The CNEP can be taken when qualified energy efficient improvements or expenditures are made to a taxpayer’s principal residence, including new insulation; replacement windows, skylights and doors; central air conditioners; certain water heaters, furnaces or boilers; and a new metal or asphalt roof specifically treated to reduce heat loss. The CNEP is available for eligible property placed in service after December 31, 2011, and before January 1, 2014. In order to qualify for the CNEP, there must be a reasonable expectation that the qualified energy efficiency improvements will remain in use for at least five years.
For 2012 and 2013, the CNEP is equal to ten percent of qualified energy efficiency improvements installed plus qualified residential energy property expenditures. The maximum CNEP is equal to $500 after reduction for CNEP credits previously allowed after 2005. In other words, Congress is giving the taxpayer a tax credit for being energy efficient, but reduces the credit for energy efficient expenditures taken in prior years.
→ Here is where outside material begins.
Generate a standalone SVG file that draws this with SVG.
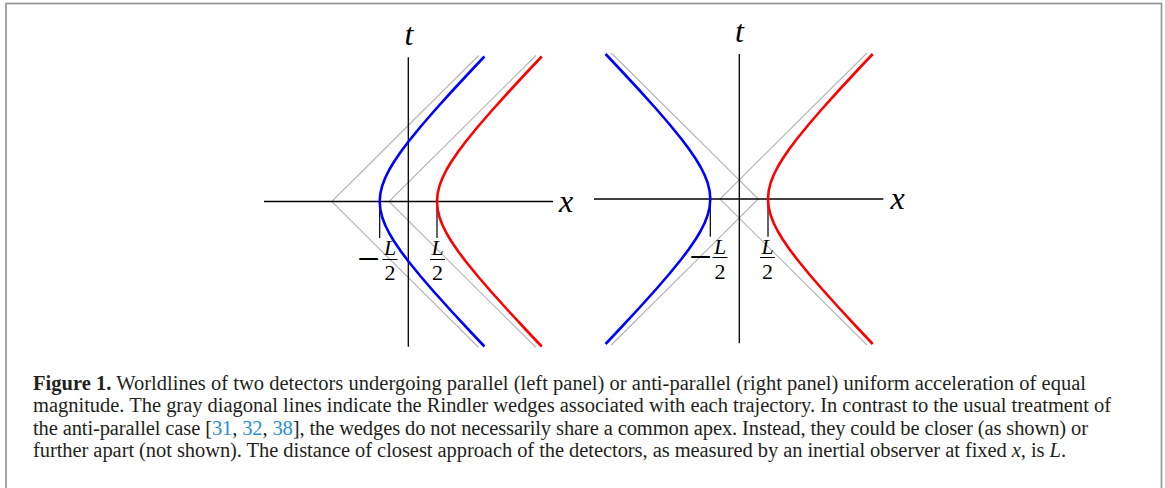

The CNEP should not be confused with the Residential Energy Efficient Property (REEP) credit, which is available through 2016. Both are energy credits available to homeowners; however, the REEP credit involves expenditures for solar electric property; solar water heating property; fuel cell power plants; small wind energy property; and geothermal heat pump property.
If you have installed energy-saving improvements to your home in 2012 or plan to do so in 2013, you may be eligible for an energy tax credit.